Andrea Arnold’s ‘Bird’

Barry Keoghan in "Bird."

Barry Keoghan in “Bird.”

(Robbie Ryan / Mubi)

Filmmaker Andrea Arnold returns with “Bird,” her first fiction feature since 2016’s “American Honey.” The new film premiered earlier this year at the Cannes Film Festival and was recently nominated for two European Film Awards and six British Independent Film Awards. In “Bird,” a 12-year-old girl, Bailey (Nykiya Adams), lives with her immature father, Bug (Barry Keoghan), in a hardscrabble apartment as he makes plans to marry his current girlfriend (Frankie Box). At the same time, Bailey strikes up a friendship with a mysterious wanderer named Bird (Franz Rogowski). Bailey finds herself torn between affection for her father and a desire for a more stable life.

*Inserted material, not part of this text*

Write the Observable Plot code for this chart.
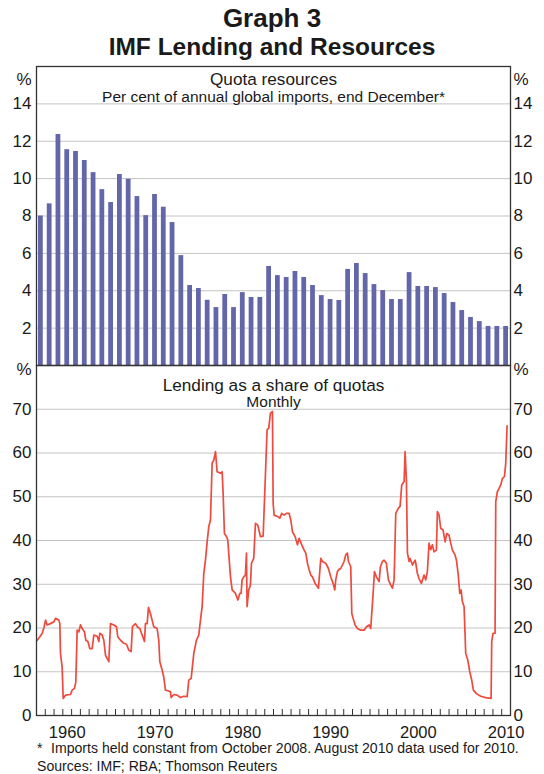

In his review of the film, Robert Abele wrote, “Arnold has made the lingering beauty and vulnerability of the animal world a hallmark of her tales and ‘Bird’ is no exception … It’s the humans, though, that you’ll remember from the ground up: Adams’ camera-friendly energy and hard-won serenity; Keoghan’s cockeyed warmth, just this side of menacing; Rogowski’s strange, commanding woundedness. If it’s too much to ask of Arnold that her bid for heightened naturalism make a ton of sense, ‘Bird’ at least maintains a heartbeat of ache and affection for youth in all its rudeness, revealing a filmmaker who isn’t afraid of losing her claws if she traffics in the thing with feathers.”